Der Klassizismus
Leidenschaft wurde abgelöst von aufgeklärter Rationalität, Illusion von Pragmatismus und monumentale Pracht von bewusster Schlichtheit. Im europäischen Kontext besteht die Grundlage des Klassizimus (bzw. Neoklassizismus, wie er in manchen westeuropäischen Ländern auch bezeichnet wird) in der geradezu fieberhaften Bemühung, sich der Antike anzunähern, insbesondere dem antiken Griechenland, das als gesellschaftliches, künstlerisches und kulturelles Ideal galt. Das Bemühen um einen rein wissenschaftlichen Geschichtsansatz war von Anfang an beeinflusst durch den Romantismus von Künstlern und Architekten, was dazu führte, dass sich hinter schlichten klassizistischen Fassaden oftmals reich verzierte Innenräume verbergen, deren Pracht manchmal gar an Bauten des antiken Roms erinnert (hierzulande insbesondere das Schloss Kačina).

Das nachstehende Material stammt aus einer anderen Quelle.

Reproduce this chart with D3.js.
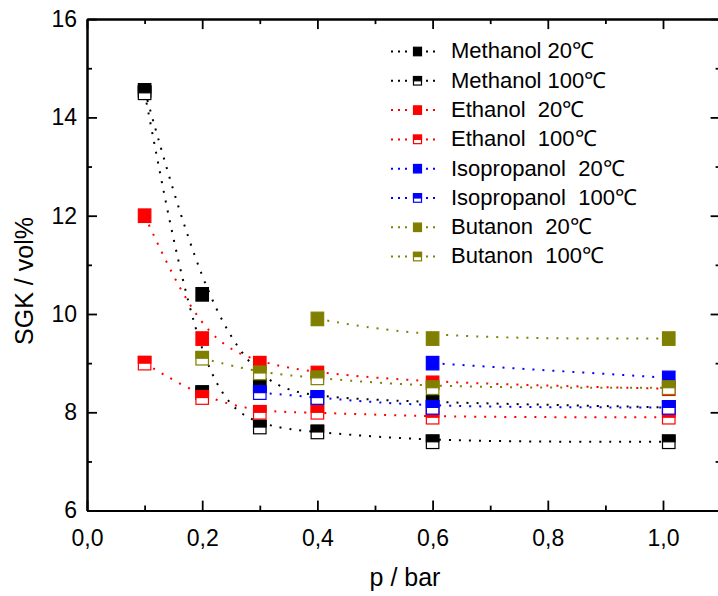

In Prag ist der Klassizismus insbesondere mit der Architektur von Wohnhäusern verbunden, die sowohl im Stadtzentrum (Platýz, Smetana-Ufer), als auch beispielsweise in der neu gegründeten Vorstadt Karlín entstanden, deren schachbrettartiger Grundriss direkt auf das Vorbild antiker Städte zurückgeht. Dem städtischen Charakter ordnen sich auch die vereinzelten Adelspalais unter, die bewusst in die Gebäudeblocks integriert sind und so an der „erhabenen Einförmigkeit“ gemäßigter, dabei aber äußerst eindrucksvoller
städtischer Prospekte (Palaiskomplex in der Hybernská-Straße, Palais Desfours in der Neustadt) teilhaben. Der Klassizismus brachte das wichtige Phänomen der öffentlichen Bauten nach Prag und nach Europa allgemein. Das Nostitz-Theater (Ständetheater), das im Jahr 1783 nach Plänen von Anton Haffenecker auf dem Altstädter Früchtemarkt erbaut wurde, zeigt freilich mit seiner dynamischen Portikus sehr gut, dass diese Bauten immer noch vom ausklingenden Barock beeinflusst waren. Die großzügige Hauptfassade des Neustädter Zollhauses (heute Haus "U Hybernů"), die Georg Fischer in den Jahren 1808-11 vor die frühbarocke Kirche der Unbefleckten Empfängnis der Jungfrau Maria setzte, ist dagegen, gleichsam als Echo der fast zeitgleich entstandenen Berliner Münze von Heinrich Gentz, ein bemerkenswerter Beleg des direkten Einflusses zeitgenössischer Trends auf die Prager Architektur. Eine andere Ebene der zeitgenössischen Architektur ist im Statthalter-Lustschloss (Místodržitelský letohrádek) im Prager Park Stromovka zu sehen, dessen Fassade Georg Fischer in den Jahren 1804-05 umbaute. Die auf die schlichte klassizistische Fassade aufgebrachten romantischen gotischen Formen stellen ein erstes und überraschend frühes Beispiel des Historismus in Prag dar, der die hiesige Architektur in der zweiten Hälfte des 19. Jahrhunderts beherrschte.